Osmotic pressure? You want me to talk about osmotic pressure? Well, sure... but why do you ask?

Ha, so ok, it was my idea. But I think it's kind of a neat thing.

Aqueous solutions, like many other chemical systems, tend towards equilibrium. Decoded: if you put a chunk of salt in a pot of water, the salt will slowly dissolve, but will spread the saltiness through the whole pot of water rather than all the saltiness just staying where the chunk of salt was. This process happens by diffusion, which we think we understand intuitively because it happens so often (smells spreading through a room, seasonings spreading in a dish) but really there's a chemical basis to it which can have some pretty nifty effects.

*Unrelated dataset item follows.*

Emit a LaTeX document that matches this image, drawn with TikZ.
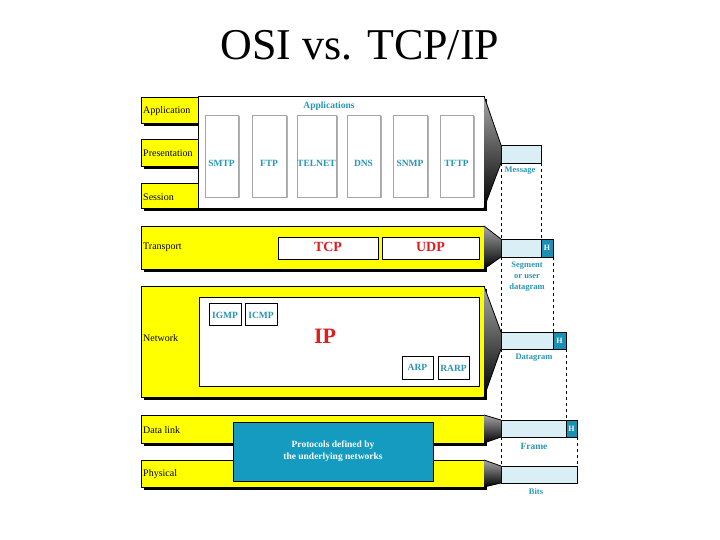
\documentclass[tikz,border=0pt]{standalone}
\usepackage{fontspec}
\setmainfont{Liberation Serif}
\usetikzlibrary{positioning,shadows,calc}
\definecolor{layeryellow}{RGB}{255,255,0}
\definecolor{prottxt}{RGB}{40,150,180}
\definecolor{iptxt}{RGB}{222,30,30}
\definecolor{pktblue}{RGB}{218,238,245}
\definecolor{hdrblue}{RGB}{25,145,180}
\definecolor{netblue}{RGB}{22,155,192}

\begin{document}
\begin{tikzpicture}[x=1pt,y=-1pt,
  layer/.style={draw=black,line width=0.8pt,fill=layeryellow,inner sep=0pt,outer sep=0pt,
    drop shadow={fill=black,opacity=1,shadow xshift=3pt,shadow yshift=-3pt}},
  whitebox/.style={draw=black,line width=0.6pt,fill=white,inner sep=0pt,outer sep=0pt},
  appbox/.style={draw=gray!70,line width=0.6pt,fill=white,inner sep=0pt,outer sep=0pt,minimum height=82pt,
    drop shadow={fill=gray!60,opacity=1,shadow xshift=1.5pt,shadow yshift=-1pt}},
  laytxt/.style={font=\fontsize{10}{11}\selectfont,anchor=west,inner sep=0pt},
  prottxt/.style={font=\bfseries\fontsize{9.5}{11}\selectfont,text=prottxt,inner sep=0pt},
  redtxt/.style={font=\bfseries\fontsize{14}{16}\selectfont,text=iptxt,inner sep=0pt},
  pkt/.style={draw=black,line width=0.6pt,fill=pktblue,inner sep=0pt,outer sep=0pt},
  hdr/.style={draw=black,line width=0.6pt,fill=hdrblue,text=white,inner sep=0pt,outer sep=0pt,
    font=\bfseries\fontsize{8}{9}\selectfont},
  pkttxt/.style={font=\bfseries\fontsize{8.5}{11}\selectfont,text=prottxt,inner sep=0pt,align=center},
  gap/.style={dashed,line width=0.6pt}
]
\useasboundingbox (0,0) rectangle (720,540);

% the title
\node[anchor=base,font=\fontsize{44}{50}\selectfont] (title) at (360,60) {OSI vs. TCP/IP};

% application, presentation, session
\node[layer,minimum width=57pt,minimum height=26pt] (appL) at (169.5,110) {};
\node[layer,minimum width=57pt,minimum height=27pt] (preL) at (169.5,152.5) {};
\node[layer,minimum width=57pt,minimum height=25pt] (sesL) at (169.5,195.5) {};
\node[laytxt] (appT) at (143,111) {Application};
\node[laytxt] (preT) at (143,153) {Presentation};
\node[laytxt] (sesT) at (143,197) {Session};

\node[whitebox,line width=0.8pt,minimum width=286pt,minimum height=112pt,
  drop shadow={fill=black,opacity=1,shadow xshift=3pt,shadow yshift=-3pt}] (appblk) at (341,152) {};
\node[prottxt] (apps) at (329,106) {Applications};
\foreach \nm/\cx/\w in {SMTP/221.5/33, FTP/269/34, TELNET/316.5/39, DNS/363.5/33, SNMP/410/34, TFTP/456.5/33} {
  \node[appbox,minimum width=\w pt] (\nm) at (\cx,156) {};
  \node[prottxt] (\nm-t) at (\cx,163) {\nm};
}

% transport
\node[layer,minimum width=343pt,minimum height=43pt] (tptbar) at (312.5,247.5) {};
\node[laytxt] (tptT) at (143,247) {Transport};
\node[whitebox,minimum width=100pt,minimum height=22pt] (tcp) at (328,248) {};
\node[whitebox,minimum width=97pt,minimum height=22pt] (udp) at (430.5,248) {};
\node[redtxt] (tcp-t) at (328,247) {TCP};
\node[redtxt] (udp-t) at (430.5,247) {UDP};

% network
\node[layer,minimum width=343pt,minimum height=111pt] (netbar) at (312.5,341.5) {};
\node[laytxt] (netT) at (143,338) {Network};
\node[whitebox,minimum width=280pt,minimum height=89pt] (ipblk) at (339,341.5) {};
\node[whitebox,minimum width=32pt,minimum height=22pt] (igmp) at (225,314) {};
\node[whitebox,minimum width=32pt,minimum height=22pt] (icmp) at (261,314) {};
\node[whitebox,minimum width=31pt,minimum height=23pt] (arp) at (417.5,367.5) {};
\node[whitebox,minimum width=31pt,minimum height=23pt] (rarp) at (453.5,367.5) {};
\node[prottxt] (igmp-t) at (225,315) {IGMP};
\node[prottxt] (icmp-t) at (261,315) {ICMP};
\node[prottxt] (arp-t) at (417.5,367.5) {ARP};
\node[prottxt] (rarp-t) at (453.5,368.5) {RARP};
\node[redtxt,font=\bfseries\fontsize{22}{24}\selectfont] (ip) at (325,336) {IP};

% data link and physical
\node[layer,minimum width=343pt,minimum height=28pt] (dlbar) at (312.5,429) {};
\node[layer,minimum width=343pt,minimum height=27pt] (phybar) at (312.5,473.5) {};
\node[laytxt] (dlT) at (143,430) {Data link};
\node[laytxt] (phyT) at (143,474) {Physical};
\node[draw=black,line width=1pt,fill=netblue,minimum width=200pt,minimum height=59pt,inner sep=0pt,
  text=white,align=center,font=\bfseries\fontsize{9.5}{12}\selectfont] (under) at (333,451.5)
  {Protocols defined by\\the underlying networks};

% the packets
\node[pkt,minimum width=40pt,minimum height=18pt] (msg) at (521,154) {};
\node[pkt,minimum width=40pt,minimum height=18pt] (seg) at (521,248) {};
\node[hdr,minimum width=12pt,minimum height=18pt] (segH) at (547,248) {H};
\node[pkt,minimum width=52pt,minimum height=17pt] (dgram) at (527,340.5) {};
\node[hdr,minimum width=13pt,minimum height=17pt] (dgH) at (559.5,340.5) {H};
\node[pkt,minimum width=65pt,minimum height=17pt] (frame) at (533.5,428.5) {};
\node[hdr,minimum width=11pt,minimum height=17pt] (frH) at (571.5,428.5) {H};
\node[pkt,minimum width=76pt,minimum height=17pt] (bits) at (539,474.5) {};
\node[pkttxt] (msg-t) at (520,171) {Message};
\node[pkttxt] (seg-t) at (527,277) {Segment\\or user\\datagram};
\node[pkttxt] (dgram-t) at (534,358) {Datagram};
\node[pkttxt,font=\bfseries\fontsize{9.5}{11}\selectfont] (frame-t) at (534,446) {Frame};
\node[pkttxt] (bits-t) at (536,492) {Bits};

% the funnels
\foreach \blk/\pk in {appblk/msg, tptbar/seg, netbar/dgram, dlbar/frame, phybar/bits} {
  \shade[top color=gray!70,middle color=gray!10,bottom color=black]
    (\blk.north east) -- (\pk.north west) -- (\pk.south west) -- (\blk.south east) -- cycle;
  \draw[line width=0.8pt] (\blk.north east) -- (\pk.north west);
  \draw[line width=0.8pt] (\pk.south west) -- (\blk.south east);
}

% the dashed guides
\draw[gap] (msg.south west) -- (seg.north west);
\draw[gap] (seg.south west) -- (dgram.north west);
\draw[gap] (dgram.south west) -- (frame.north west);
\draw[gap] (frame.south west) -- (bits.north west);
\draw[gap] (msg.south east) -- (segH.north west);
\draw[gap] (segH.south east) -- (dgH.north west);
\draw[gap] (dgH.south east) -- (frH.north west);
\draw[gap] (frH.south east) -- (bits.north east);
\end{tikzpicture}
\end{document}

Diffusion really works like the following. Imagine a box. Now put some rubber balls in the box that never stop bouncing - the superest super balls you can find. This box is actually a pretty good approximation of what chemists call an ideal gas. OK, so this box is cool, but it's not useful yet. Let's take all the balls out of the box, and put in a divider so that the box is split in two halves. Let's put holes in this divider that are big enough for the balls to fit through but not so big that the divider isn't there any more :) Now, let's put all the balls back in the box, but we'll put them all on one side of the divider. As the balls bounce around, every once in a while one will approach the divider but will be going at just the right angle so that it goes through the hole and on to the other side. The probability that a ball will make this transition across the divider is a function of a few things: the average ball speed, the size of the hole relative to the size of the ball, and the number of balls on one side.

Now you can imagine what would happen over time. First we start with all the balls on one side. Every once in a while a ball would cross over, but it's far more likely at first that a ball will go from the more-balls side to the less-balls side than the other way around. And eventually there will be the same number of balls on both sides, so the probability of transitioning will be equal and the system is said to be at equilibrium.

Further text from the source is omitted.